Work instructions » Extract, word for word, every line from the one containing "Rebuild this chart" through the one containing "from matplotlib.patches import Rectangle", with both end lines kept.

Stored rows »
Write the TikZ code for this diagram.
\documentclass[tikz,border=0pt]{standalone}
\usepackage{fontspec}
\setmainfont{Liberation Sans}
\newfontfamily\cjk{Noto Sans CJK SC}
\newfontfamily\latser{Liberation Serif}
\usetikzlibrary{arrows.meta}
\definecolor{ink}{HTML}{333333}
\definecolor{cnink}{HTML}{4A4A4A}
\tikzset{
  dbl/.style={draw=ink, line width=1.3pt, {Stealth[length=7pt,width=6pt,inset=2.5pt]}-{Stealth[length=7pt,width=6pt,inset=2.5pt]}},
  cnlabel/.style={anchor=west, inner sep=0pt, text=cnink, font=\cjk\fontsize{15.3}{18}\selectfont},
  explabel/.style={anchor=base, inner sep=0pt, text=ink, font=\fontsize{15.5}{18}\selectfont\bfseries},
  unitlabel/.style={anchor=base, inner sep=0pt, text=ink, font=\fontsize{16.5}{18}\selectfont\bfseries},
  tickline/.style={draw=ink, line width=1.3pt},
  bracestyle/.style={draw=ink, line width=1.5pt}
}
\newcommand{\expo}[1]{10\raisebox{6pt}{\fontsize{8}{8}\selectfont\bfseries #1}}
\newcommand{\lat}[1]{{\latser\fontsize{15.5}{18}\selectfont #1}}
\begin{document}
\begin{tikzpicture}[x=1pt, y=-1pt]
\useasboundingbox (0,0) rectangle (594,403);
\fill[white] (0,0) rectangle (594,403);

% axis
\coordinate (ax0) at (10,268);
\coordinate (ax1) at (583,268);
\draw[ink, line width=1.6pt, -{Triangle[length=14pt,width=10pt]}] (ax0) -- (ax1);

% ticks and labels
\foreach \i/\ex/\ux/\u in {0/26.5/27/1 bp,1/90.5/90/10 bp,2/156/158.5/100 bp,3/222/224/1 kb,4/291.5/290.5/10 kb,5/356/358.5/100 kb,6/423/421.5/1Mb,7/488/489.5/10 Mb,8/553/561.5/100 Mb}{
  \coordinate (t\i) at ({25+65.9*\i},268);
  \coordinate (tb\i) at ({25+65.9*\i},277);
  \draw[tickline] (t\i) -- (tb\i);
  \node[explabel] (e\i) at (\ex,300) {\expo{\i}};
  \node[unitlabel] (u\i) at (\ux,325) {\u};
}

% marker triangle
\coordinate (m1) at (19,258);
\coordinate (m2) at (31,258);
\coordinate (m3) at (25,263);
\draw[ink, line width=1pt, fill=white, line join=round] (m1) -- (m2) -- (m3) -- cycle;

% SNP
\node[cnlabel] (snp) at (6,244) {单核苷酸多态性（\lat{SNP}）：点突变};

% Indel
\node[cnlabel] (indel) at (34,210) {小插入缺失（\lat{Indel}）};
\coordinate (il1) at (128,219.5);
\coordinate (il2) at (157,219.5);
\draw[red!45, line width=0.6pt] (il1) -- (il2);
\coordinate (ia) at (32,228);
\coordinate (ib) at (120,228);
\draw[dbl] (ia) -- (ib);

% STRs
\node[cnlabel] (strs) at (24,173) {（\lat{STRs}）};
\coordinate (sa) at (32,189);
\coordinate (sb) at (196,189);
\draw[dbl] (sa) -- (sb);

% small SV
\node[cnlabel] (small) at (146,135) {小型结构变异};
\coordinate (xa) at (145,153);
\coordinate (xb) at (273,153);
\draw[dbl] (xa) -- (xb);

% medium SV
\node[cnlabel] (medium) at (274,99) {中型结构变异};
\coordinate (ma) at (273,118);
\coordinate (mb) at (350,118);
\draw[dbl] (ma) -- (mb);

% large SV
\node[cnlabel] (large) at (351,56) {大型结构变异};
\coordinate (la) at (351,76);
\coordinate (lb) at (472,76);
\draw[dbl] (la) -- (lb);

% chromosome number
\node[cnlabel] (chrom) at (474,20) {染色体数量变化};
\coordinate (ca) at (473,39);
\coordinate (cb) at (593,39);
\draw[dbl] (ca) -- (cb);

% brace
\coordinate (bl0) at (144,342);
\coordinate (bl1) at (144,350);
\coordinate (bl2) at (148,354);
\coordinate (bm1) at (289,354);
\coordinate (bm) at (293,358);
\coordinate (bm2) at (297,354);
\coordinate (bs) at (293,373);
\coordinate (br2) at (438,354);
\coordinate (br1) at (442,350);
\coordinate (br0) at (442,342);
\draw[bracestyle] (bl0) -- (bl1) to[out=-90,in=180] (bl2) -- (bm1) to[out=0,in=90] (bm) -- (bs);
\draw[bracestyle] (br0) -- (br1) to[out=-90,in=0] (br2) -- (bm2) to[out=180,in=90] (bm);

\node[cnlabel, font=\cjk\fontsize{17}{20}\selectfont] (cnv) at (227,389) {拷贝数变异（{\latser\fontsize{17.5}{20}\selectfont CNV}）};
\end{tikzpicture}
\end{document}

==

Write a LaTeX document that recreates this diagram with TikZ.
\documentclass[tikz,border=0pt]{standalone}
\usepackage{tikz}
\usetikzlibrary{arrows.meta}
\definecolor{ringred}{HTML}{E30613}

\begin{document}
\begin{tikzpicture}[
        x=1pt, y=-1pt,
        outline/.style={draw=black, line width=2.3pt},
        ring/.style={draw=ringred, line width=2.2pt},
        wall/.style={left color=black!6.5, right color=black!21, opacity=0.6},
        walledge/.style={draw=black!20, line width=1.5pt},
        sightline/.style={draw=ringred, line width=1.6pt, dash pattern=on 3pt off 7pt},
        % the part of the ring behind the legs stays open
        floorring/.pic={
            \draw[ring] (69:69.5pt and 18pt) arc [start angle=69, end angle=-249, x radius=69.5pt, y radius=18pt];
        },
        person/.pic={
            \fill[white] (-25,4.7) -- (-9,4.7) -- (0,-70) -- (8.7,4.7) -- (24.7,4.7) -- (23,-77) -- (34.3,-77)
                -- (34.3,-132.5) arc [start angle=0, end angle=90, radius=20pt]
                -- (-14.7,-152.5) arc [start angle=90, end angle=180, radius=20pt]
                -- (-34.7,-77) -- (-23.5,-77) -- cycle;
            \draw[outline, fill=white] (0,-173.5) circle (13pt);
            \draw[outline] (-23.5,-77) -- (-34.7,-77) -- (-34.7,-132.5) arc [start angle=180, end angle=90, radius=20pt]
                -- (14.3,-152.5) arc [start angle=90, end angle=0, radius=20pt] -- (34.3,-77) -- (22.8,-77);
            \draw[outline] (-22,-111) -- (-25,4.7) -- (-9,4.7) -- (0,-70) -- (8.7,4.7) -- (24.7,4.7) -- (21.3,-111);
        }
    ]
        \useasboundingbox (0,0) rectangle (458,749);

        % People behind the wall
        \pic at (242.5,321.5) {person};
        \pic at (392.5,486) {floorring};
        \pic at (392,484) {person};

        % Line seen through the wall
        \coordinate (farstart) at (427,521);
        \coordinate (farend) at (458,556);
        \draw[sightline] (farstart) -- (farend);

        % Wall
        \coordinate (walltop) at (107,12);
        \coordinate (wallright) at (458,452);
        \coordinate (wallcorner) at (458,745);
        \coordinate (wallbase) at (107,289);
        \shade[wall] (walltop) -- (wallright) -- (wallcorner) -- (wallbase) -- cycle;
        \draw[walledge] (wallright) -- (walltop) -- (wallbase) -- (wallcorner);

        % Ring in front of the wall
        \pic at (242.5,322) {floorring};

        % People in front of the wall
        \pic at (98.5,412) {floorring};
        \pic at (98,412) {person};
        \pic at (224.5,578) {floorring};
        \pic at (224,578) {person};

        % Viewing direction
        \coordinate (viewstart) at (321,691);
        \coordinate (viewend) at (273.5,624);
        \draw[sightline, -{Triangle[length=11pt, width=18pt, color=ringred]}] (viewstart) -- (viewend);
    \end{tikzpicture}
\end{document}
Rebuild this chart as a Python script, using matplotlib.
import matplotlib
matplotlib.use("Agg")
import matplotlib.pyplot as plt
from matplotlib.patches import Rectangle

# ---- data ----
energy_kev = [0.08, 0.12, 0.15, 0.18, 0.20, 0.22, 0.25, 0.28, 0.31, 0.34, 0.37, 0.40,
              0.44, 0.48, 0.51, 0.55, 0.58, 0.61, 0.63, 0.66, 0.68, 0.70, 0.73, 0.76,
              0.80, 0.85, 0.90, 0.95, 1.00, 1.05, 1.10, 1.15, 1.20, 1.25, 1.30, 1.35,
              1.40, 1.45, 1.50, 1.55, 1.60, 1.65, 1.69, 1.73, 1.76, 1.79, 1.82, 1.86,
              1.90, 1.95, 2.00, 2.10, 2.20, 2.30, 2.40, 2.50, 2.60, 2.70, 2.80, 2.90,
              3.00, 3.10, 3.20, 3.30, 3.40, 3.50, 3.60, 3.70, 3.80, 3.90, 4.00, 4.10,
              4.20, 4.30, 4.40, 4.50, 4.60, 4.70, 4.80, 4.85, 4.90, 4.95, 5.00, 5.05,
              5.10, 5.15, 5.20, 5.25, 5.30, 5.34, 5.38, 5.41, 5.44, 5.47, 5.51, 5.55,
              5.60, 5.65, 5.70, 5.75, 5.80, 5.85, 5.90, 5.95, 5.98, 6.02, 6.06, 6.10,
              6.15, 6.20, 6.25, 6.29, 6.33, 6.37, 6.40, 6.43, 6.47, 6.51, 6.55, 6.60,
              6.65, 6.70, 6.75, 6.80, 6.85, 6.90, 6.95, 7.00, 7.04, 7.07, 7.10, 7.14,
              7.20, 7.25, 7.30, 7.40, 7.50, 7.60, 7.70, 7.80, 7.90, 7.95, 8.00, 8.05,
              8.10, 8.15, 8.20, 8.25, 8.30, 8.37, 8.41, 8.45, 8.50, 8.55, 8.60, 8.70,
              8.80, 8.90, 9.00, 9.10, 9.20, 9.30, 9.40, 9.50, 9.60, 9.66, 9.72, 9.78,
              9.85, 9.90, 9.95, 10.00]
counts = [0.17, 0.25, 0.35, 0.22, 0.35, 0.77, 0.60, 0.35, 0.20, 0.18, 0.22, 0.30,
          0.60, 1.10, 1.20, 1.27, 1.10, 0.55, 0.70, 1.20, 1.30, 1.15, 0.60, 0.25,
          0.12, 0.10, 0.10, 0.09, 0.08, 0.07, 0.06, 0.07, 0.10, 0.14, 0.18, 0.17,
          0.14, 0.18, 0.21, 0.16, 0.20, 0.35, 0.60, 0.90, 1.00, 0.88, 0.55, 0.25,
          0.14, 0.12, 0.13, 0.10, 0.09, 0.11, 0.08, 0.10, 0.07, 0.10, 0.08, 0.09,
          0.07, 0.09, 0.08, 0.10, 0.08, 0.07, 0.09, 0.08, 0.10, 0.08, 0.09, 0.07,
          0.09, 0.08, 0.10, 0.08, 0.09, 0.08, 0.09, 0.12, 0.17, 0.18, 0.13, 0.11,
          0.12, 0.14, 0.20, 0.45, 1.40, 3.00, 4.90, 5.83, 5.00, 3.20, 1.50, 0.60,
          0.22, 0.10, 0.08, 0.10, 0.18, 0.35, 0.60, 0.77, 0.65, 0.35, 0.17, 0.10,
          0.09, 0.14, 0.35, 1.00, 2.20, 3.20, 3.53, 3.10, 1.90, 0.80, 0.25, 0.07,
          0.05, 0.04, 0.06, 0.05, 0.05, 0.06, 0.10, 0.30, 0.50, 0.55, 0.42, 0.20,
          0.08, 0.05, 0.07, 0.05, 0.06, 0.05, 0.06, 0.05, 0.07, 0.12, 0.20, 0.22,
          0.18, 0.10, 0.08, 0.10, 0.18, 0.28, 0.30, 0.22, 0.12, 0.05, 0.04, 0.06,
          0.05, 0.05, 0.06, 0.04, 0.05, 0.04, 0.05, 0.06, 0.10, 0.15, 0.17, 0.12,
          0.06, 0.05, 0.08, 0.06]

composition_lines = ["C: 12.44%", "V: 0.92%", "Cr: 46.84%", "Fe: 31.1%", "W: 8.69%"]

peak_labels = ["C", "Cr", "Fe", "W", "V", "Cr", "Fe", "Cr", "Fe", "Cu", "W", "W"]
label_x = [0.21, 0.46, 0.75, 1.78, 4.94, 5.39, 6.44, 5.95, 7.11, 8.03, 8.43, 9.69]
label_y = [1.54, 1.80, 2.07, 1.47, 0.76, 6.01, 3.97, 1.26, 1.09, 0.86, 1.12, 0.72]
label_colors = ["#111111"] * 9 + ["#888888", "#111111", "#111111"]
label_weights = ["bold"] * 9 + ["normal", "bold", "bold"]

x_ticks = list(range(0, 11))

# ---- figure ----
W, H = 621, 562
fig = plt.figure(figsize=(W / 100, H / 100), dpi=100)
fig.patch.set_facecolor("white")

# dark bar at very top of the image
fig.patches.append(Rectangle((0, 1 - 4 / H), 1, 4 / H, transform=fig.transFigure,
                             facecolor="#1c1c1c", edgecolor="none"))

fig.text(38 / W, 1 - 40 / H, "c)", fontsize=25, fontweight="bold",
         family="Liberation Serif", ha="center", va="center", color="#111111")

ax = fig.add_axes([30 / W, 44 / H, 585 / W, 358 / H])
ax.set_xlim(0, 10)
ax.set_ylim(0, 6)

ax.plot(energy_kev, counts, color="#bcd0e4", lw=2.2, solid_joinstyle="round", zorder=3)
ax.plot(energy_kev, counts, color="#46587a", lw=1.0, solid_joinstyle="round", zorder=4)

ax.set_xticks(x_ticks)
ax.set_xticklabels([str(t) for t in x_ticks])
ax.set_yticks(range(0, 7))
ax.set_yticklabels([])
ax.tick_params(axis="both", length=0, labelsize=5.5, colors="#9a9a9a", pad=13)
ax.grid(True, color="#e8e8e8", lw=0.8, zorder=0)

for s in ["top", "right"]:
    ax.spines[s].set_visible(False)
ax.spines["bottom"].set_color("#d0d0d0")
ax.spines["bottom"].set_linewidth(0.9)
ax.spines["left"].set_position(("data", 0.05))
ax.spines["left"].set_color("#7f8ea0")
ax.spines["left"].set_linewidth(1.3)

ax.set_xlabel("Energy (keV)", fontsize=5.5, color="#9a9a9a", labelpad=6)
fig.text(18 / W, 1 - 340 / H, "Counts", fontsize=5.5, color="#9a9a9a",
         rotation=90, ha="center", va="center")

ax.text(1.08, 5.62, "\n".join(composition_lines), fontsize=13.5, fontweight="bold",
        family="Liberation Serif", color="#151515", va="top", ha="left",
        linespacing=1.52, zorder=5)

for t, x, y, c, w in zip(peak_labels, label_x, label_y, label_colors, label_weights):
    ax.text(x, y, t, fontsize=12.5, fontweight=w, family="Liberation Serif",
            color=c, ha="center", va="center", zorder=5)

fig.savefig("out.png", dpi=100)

Solution below »
Rebuild this chart as a Python script, using matplotlib.
import matplotlib
matplotlib.use("Agg")
import matplotlib.pyplot as plt
from matplotlib.patches import Rectangle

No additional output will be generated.